Many elderly victims of brain injuries suffer a swift decline due to a diminished quality of life. Family members can help minimize the impacts of the injury by providing their aged loved one not only with medical care but also stimulating activities such as visits from family members, conversations, walks outdoors, music, and exposure to loving pets like dogs and cats. All interactions help to rebuild connections in the injury victim’s brain. Helpful interactions to support the elderly after a head injury include the following:

  • Ask their medical providers for guidance in helping them reach their maximum medical improvement through repetitive tasks to rebuild neural pathways
  • Encourage rehabilitation exercises
  • Give them as much independence as they are capable of rather than doing everything for them
  • Be patient with changes in moods or behavior, even if they exhibit unusual anger or irritability
  • Find ways to overcome communication barriers such as through devices for this purpose
  • Read aloud from their favorite books, magazines, or newspapers
  • Leave reminder notes in helpful places to overcome their memory problems
  • Provide positive feedback and encouragement when they complete a task
  • Celebrate their accomplishments
  • Encourage other family members to visit

Support An Elderly Loved One With Patience and Encouragement After a Nursing Home Head Injury

Keep in mind that you may have to tell your elderly family member the same thing many times due to the problems with short-term memory commonly associated with brain injuries. You may also have to exhibit patience if the loved one tells you the same story over and over.

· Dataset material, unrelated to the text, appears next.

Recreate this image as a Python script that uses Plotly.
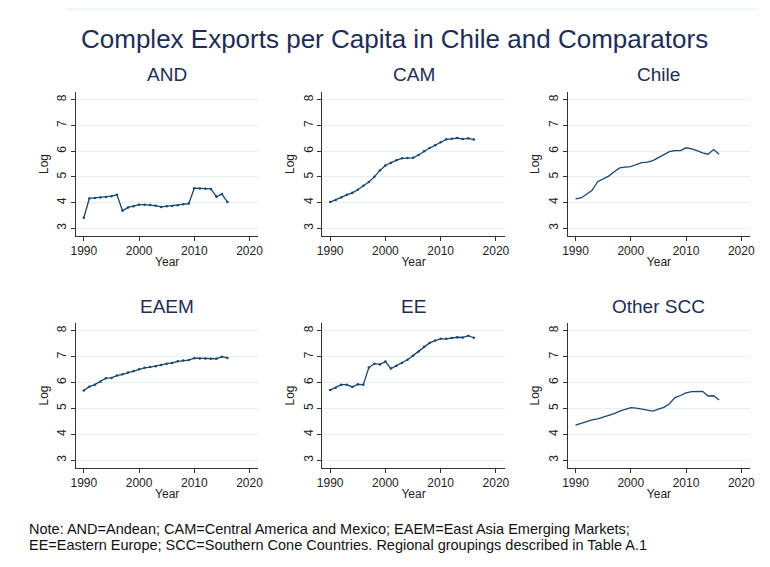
import plotly.graph_objects as go

years = list(range(1990, 2017))

panels = ["AND", "CAM", "Chile", "EAEM", "EE", "Other SCC"]

and_vals = [3.41, 4.16, 4.18, 4.20, 4.22, 4.25, 4.30, 3.68, 3.81, 3.86, 3.92, 3.92, 3.91, 3.88,
            3.83, 3.86, 3.87, 3.90, 3.93, 3.96, 4.56, 4.55, 4.54, 4.53, 4.23, 4.33, 4.02]
cam_vals = [4.02, 4.10, 4.20, 4.30, 4.38, 4.50, 4.65, 4.80, 5.00, 5.25, 5.44, 5.55, 5.65, 5.72,
            5.73, 5.74, 5.85, 6.00, 6.12, 6.23, 6.35, 6.46, 6.48, 6.51, 6.47, 6.50, 6.45]
chile_vals = [4.14, 4.18, 4.32, 4.48, 4.81, 4.92, 5.03, 5.20, 5.35, 5.38, 5.40, 5.48, 5.55, 5.57,
              5.63, 5.75, 5.87, 5.98, 6.02, 6.02, 6.13, 6.09, 6.02, 5.93, 5.88, 6.06, 5.88]
eaem_vals = [5.69, 5.84, 5.92, 6.03, 6.17, 6.18, 6.27, 6.32, 6.39, 6.44, 6.51, 6.57, 6.60, 6.63,
             6.68, 6.73, 6.76, 6.82, 6.85, 6.87, 6.94, 6.93, 6.93, 6.92, 6.92, 7.00, 6.95]
ee_vals = [5.71, 5.80, 5.92, 5.92, 5.83, 5.93, 5.92, 6.58, 6.73, 6.70, 6.81, 6.54, 6.65, 6.76,
           6.88, 7.04, 7.20, 7.38, 7.53, 7.62, 7.69, 7.69, 7.72, 7.75, 7.74, 7.81, 7.73]
scc_vals = [4.36, 4.43, 4.51, 4.56, 4.60, 4.66, 4.73, 4.80, 4.90, 4.95, 5.03, 5.01, 4.98, 4.93,
            4.90, 4.97, 5.04, 5.18, 5.42, 5.50, 5.60, 5.65, 5.65, 5.66, 5.48, 5.49, 5.33]

series = [and_vals, cam_vals, chile_vals, eaem_vals, ee_vals, scc_vals]
x_ticks = [1990, 2000, 2010, 2020]
y_ticks = [3, 4, 5, 6, 7, 8]

note1 = 'Note: AND=Andean; CAM=Central America and Mexico; EAEM=East Asia Emerging Markets;'
note2 = 'EE=Eastern Europe; SCC=Southern Cone Countries. Regional groupings described in Table A.1'

# page body has an 8px margin, so the figure is a bit smaller than the window
OFF = 8
W, H = 754, 551
def fx(px): return (px - OFF) / W
def fy(py): return 1 - (py - OFF) / H

line_col = '#1a476f'
text_col = '#1e2d55'
grid_col = '#e6eff1'
axis_col = '#333333'

# plot-area pixel boxes in window coordinates
col_px = [(71, 256), (321, 506), (570, 755)]
row_px = [(92, 236), (323, 468)]
title_px = [75, 306]

fig = go.Figure()
layout = dict()

for i, name in enumerate(panels):
    r, c = divmod(i, 3)
    k = '' if i == 0 else str(i + 1)
    # Chile and Other SCC are drawn as plain lines in the original
    mode = 'lines' if name in ('Chile', 'Other SCC') else 'lines+markers'
    fig.add_trace(
        go.Scatter(
            x=years, y=series[i],
            mode=mode,
            line=dict(color=line_col, width=1.3),
            marker=dict(color=line_col, size=2.5),
            xaxis='x' + k, yaxis='y' + k,
            showlegend=False,
        )
    )
    x0, x1 = col_px[c]
    t, b = row_px[r]
    layout['xaxis' + k] = dict(
        domain=[fx(x0), fx(x1)], anchor='y' + k,
        range=[1988.6, 2021.6], tickvals=x_ticks,
        showgrid=False, zeroline=False,
        showline=True, linecolor=axis_col, linewidth=1,
        ticks='outside', ticklen=4, tickcolor=axis_col,
        tickfont=dict(size=12, color='#222222'),
        title=dict(text='Year', font=dict(size=12, color='#222222'), standoff=0),
    )
    layout['yaxis' + k] = dict(
        domain=[fy(b), fy(t)], anchor='x' + k,
        range=[2.7, 8.3], tickvals=y_ticks, tickangle=-90,
        showgrid=True, gridcolor=grid_col, gridwidth=1, zeroline=False,
        showline=True, linecolor=axis_col, linewidth=1,
        ticks='outside', ticklen=4, tickcolor=axis_col,
        tickfont=dict(size=12, color='#222222'),
        title=dict(text='Log', font=dict(size=12, color='#222222'), standoff=4),
    )
    fig.add_annotation(
        text=name, xref='paper', yref='paper',
        x=fx((x0 + x1) / 2), y=fy(title_px[r]),
        xanchor='center', yanchor='middle',
        showarrow=False, font=dict(size=19, color=text_col),
    )

fig.update_layout(
    width=W, height=H,
    margin=dict(t=0, l=0, r=0, b=0),
    plot_bgcolor='white', paper_bgcolor='white',
    font=dict(family='Liberation Sans, Arial, sans-serif'),
    **layout,
)

fig.add_annotation(
    text='Complex Exports per Capita in Chile and Comparators',
    xref='paper', yref='paper', x=fx(394), y=fy(39),
    xanchor='center', yanchor='middle',
    showarrow=False, font=dict(size=26, color=text_col),
)

fig.add_shape(type='line', xref='paper', yref='paper', x0=fx(60), x1=fx(762),
              y0=fy(9), y1=fy(9), line=dict(color='#e3ecee', width=1))

for txt, ypx in [(note1, 529), (note2, 545)]:
    fig.add_annotation(
        text=txt, xref='paper', yref='paper', x=fx(21), y=fy(ypx),
        xanchor='left', yanchor='middle', align='left', showarrow=False,
        font=dict(size=14.5, color='#111111'),
    )

fig.write_html("out.html")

It’s important to understand that no two brain injuries are alike just as no two people are alike. Ask your loved one’s medical providers for tips to help improve their condition or to make them more comfortable and content. Above all, ensuring that the loved one knows they are loved, valued, and supported is the best way to help them enjoy a better quality of life during their remaining time with their family—this is especially important if they suffered neglect or abuse in the nursing home where their injury occurred.